- EXERCISE BRIEF
Give the count of lines in the data that include the string "matplotlib", with no added remarks.
----
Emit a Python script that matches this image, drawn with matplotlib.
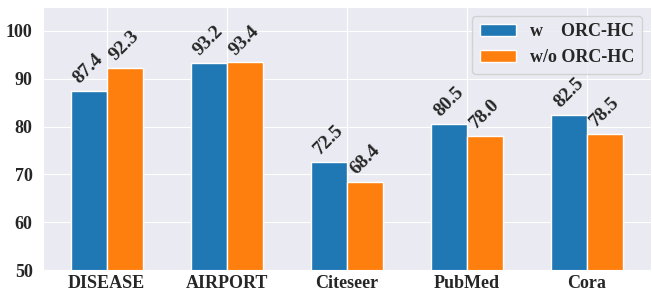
import numpy as np
import matplotlib
matplotlib.use("Agg")
import matplotlib.pyplot as plt
import seaborn as sns

datasets = ["DISEASE", "AIRPORT", "Citeseer", "PubMed", "Cora"]
with_orc = [87.4, 93.2, 72.5, 80.5, 82.5]
without_orc = [92.3, 93.4, 68.4, 78.0, 78.5]

sns.set_style("darkgrid")
plt.rcParams['font.family'] = ['Liberation Serif', 'DejaVu Serif']
plt.rcParams['font.weight'] = 'bold'

fig, ax = plt.subplots(figsize=(6.52, 2.92), dpi=100)
fig.subplots_adjust(left=0.066, right=0.998, top=0.976, bottom=0.075)

x = np.arange(len(datasets))
w = 0.3
b1 = ax.bar(x - w/2, with_orc, w, color="#1f77b4", edgecolor="white", label="w    ORC-HC")
b2 = ax.bar(x + w/2, without_orc, w, color="#ff7f0e", edgecolor="white", label="w/o ORC-HC")

for bars in (b1, b2):
    for r in bars:
        h = r.get_height()
        ax.annotate(f"{h:.1f}", (r.get_x() + r.get_width()/2, h), xytext=(0, 3),
                    textcoords="offset points", ha="center", va="bottom",
                    rotation=45, fontsize=14, fontweight="bold", color="#262626")

ax.set_ylim(50, 105)
ax.set_yticks([50, 60, 70, 80, 90, 100])
ax.set_xticks(x)
ax.set_xticklabels(datasets)
ax.tick_params(axis="both", labelsize=13)
ax.tick_params(axis="x", pad=0)
ax.tick_params(axis="y", pad=4)
for lbl in ax.get_xticklabels() + ax.get_yticklabels():
    lbl.set_fontweight("bold")

ax.legend(loc="upper right", prop={"size": 13, "weight": "bold"})

fig.savefig("out.png", dpi=100)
----
- TASK RESULT
4